The idea of abstraction is one of the more complicated topics introduced that borrows from computer science. In short, abstraction involves removing complex elements from the executable parts of the code to focus the users on the chunks that require greater attention. For instance, think about the `lm` function in R to conduct linear models, which itself is a type of abstraction. When we use the `lm` function we are not concerned with the code that calculates the sum of squares, estimates of the regression coefficients, or converts F-statistics into p-values. We are generally only concerned with the predictors, response variable, and sometimes a few additional parameters. The `lm` function is an abstraction of a much larger code base that allows us, the users, to focus more on the sections of the script that need greater attention. Similarly, we can apply abstraction to our code by wrapping sections of code into functions to increase focus. In the paper, the authors detail an example of simplifying an R script by wrapping chunks into functions to reduce the number of lines that are actionable by the user (see example below).

An example of using abstraction to simplify the actionable code presented to the user.

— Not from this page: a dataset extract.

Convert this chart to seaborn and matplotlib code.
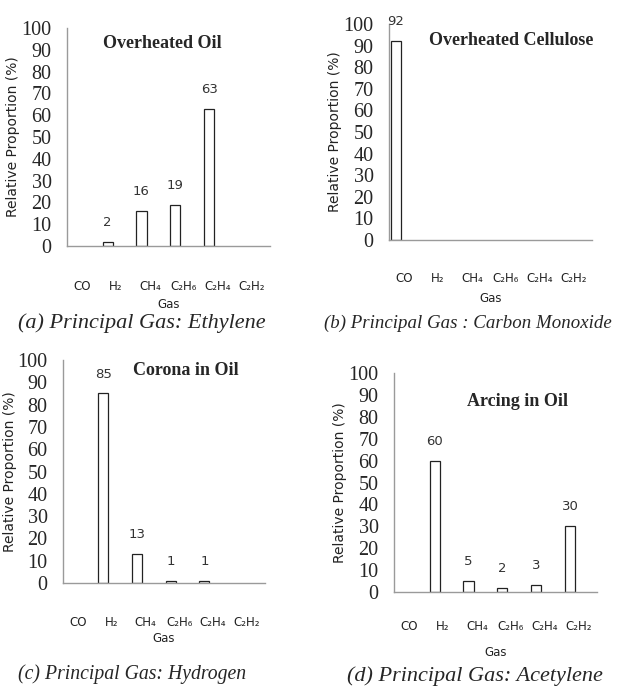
import matplotlib
matplotlib.use("Agg")
import matplotlib.pyplot as plt
import seaborn as sns
import pandas as pd

# Relative proportion (%) of each fault gas for four fault types
gases = ["CO", "H₂", "CH₄", "C₂H₆", "C₂H₄", "C₂H₂"]
overheated_oil = [0, 2, 16, 19, 63, 0]
overheated_cellulose = [92, 0, 0, 0, 0, 0]
corona_in_oil = [0, 85, 13, 1, 1, 0]
arcing_in_oil = [0, 60, 5, 2, 3, 30]

titles = ["Overheated Oil", "Overheated Cellulose", "Corona in Oil", "Arcing in Oil"]
captions = ["(a) Principal Gas: Ethylene", "(b) Principal Gas : Carbon Monoxide",
            "(c) Principal Gas: Hydrogen", "(d) Principal Gas: Acetylene"]
series = [overheated_oil, overheated_cellulose, corona_in_oil, arcing_in_oil]

sns.set_theme(style="white")
plt.rcParams["font.family"] = ["DejaVu Sans"]

W, H = 618, 686
fig = plt.figure(figsize=(W / 100, H / 100), dpi=100)

# axes boxes in pixels: left, baseline y, width, height
boxes = [(67, 246, 203, 218), (389, 240, 203, 216), (63, 583, 202, 223), (394, 592, 203, 219)]
title_pos = [(0.47, 0.93), (0.60, 0.925), (0.61, 0.955), (0.61, 0.868)]
caption_pos = [(142, 323), (468, 323), (132, 674), (475, 676)]
caption_size = [16, 13.6, 14.2, 16]
label_drop = [40, 38, 39, 35]
gas_drop = [59, 59, 55, 61]

for k, (vals, title, cap) in enumerate(zip(series, titles, captions)):
    left, base, w, h = boxes[k]
    ax = fig.add_axes([left / W, (H - base) / H, w / W, h / H])
    df = pd.DataFrame({"gas": gases, "value": vals})
    sns.barplot(data=df, x="gas", y="value", ax=ax, width=0.3, color="white",
                edgecolor="#222222", linewidth=0.9, saturation=1)
    # empty categories get no outline on the baseline
    for p in ax.patches:
        if p.get_height() == 0:
            p.set_visible(False)
    ax.set_xlim(-0.2, 5.8)
    ax.set_ylim(0, 100)
    ax.set_yticks(range(0, 101, 10))
    ax.set_yticklabels([str(v) for v in range(0, 101, 10)],
                       fontfamily="Liberation Serif", fontsize=14.5)
    ax.tick_params(axis="y", length=0, pad=11)
    ax.set_xticks([])
    ax.set_xlabel("")
    ax.set_ylabel("Relative Proportion (%)", fontsize=10, color="#222222")
    ax.yaxis.set_label_coords(-0.23, 0.5)
    for s in ["top", "right"]:
        ax.spines[s].set_visible(False)
    for s in ["left", "bottom"]:
        ax.spines[s].set_color("#9a9a9a")
        ax.spines[s].set_linewidth(1.0)

    # value labels above non-zero bars
    for i, v in enumerate(vals):
        if v > 0:
            ax.annotate(str(v), (i, v), xytext=(0, 14), textcoords="offset points",
                        ha="center", va="center", fontsize=9.5, color="#333333")

    # gas names below the baseline
    for i, lab in enumerate(gases):
        ax.annotate(lab, (i + 0.25, 0), xycoords=("data", "data"),
                    xytext=(0, -label_drop[k] * 0.72), textcoords="offset points",
                    ha="center", va="center", fontsize=8.5, color="#222222")
    ax.annotate("Gas", (0.5, 0), xycoords="axes fraction",
                xytext=(0, -gas_drop[k] * 0.72), textcoords="offset points",
                ha="center", va="center", fontsize=8.5, color="#222222")

    tx, ty = title_pos[k]
    ax.text(tx, ty, title, transform=ax.transAxes, ha="center", va="center",
            fontfamily="Liberation Serif", fontweight="bold", fontsize=13)

    cx, cy = caption_pos[k]
    fig.text(cx / W, 1 - cy / H, cap, ha="center", va="center",
             fontfamily="Liberation Serif", fontstyle="italic", fontsize=caption_size[k])

fig.savefig("out.png", dpi=100, facecolor="white")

Using tools to help when writing clean code

Writing clean code can be hard, but it does not have to be. There are many tools available that can support writing clean code. Many IDEs have extensions or built-in functionality that accomplish many of the best practices identified in the manuscript, such as automatic formatting (i.e., linters). There are also style guides providing by tech companies and language specific developers. The British Ecological Society produced a coding style guide in 2017. A call for clean code to effectively communicate science not only provides a series of recommendations, but also the suite of tools that could be used to help support us as scientists produce cleaner code. While we did not get into this field to become programmers, with coding becoming increasingly integrated into our daily work, we can certainly adopt some best practices to craft code that is legible and reproducible.